|my house and pond (self-designed and built)|
Saturday, December 8, 2012
Painting and Sculpting a Garden
Viewing a landscape as a painter or sculptor would gives us the ability to avoid confusion. Think of it this way. Any landscape painter looks at the subject (a big, big world) and must choose which of what he or she sees will get into the painting. It can fairly be said that a landscape painter doesn’t paint every tree leaf or blade of grass in view. The portion of the landscape captured must also be a deliberate choice.
Landscape design begins with choices. Out of all the elements in the existing plot of land prior to design, some must be kept and some removed. Very rare is the blank canvas of landscapes. Even rectangular flat plots of land are set in a neighborhood. In landscape design, the backdrop counts.
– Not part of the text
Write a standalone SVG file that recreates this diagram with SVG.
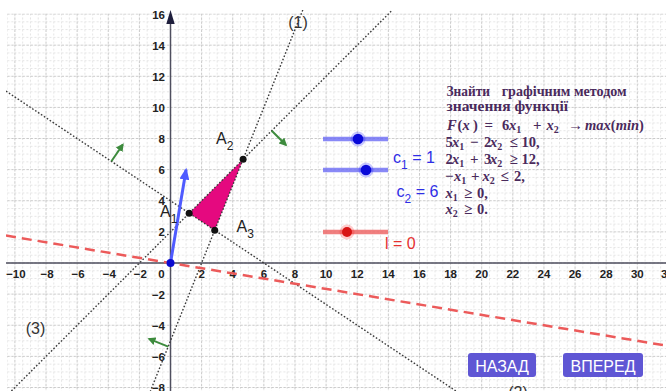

We cannot ignore a distant mountain or a neighboring colossal oak. Or the buildings.
What is your existing canvass? What will you add, paint over, or enhance?
A similar need to choose elements arises when designing indoor spaces or added an element (such as a brick oven) to an existing building, room, or outdoor space.
In this case, the brick oven's dominance as a social magnet and large piece of masonry can be considered against the surroundings. Unlike a table or chair, brick ovens aren't 'moveable'.
I often propose a number of location and design solutions, recognizing that for each place and each person, the 'right' place may be slightly different, especially based on the intended purpose for the oven.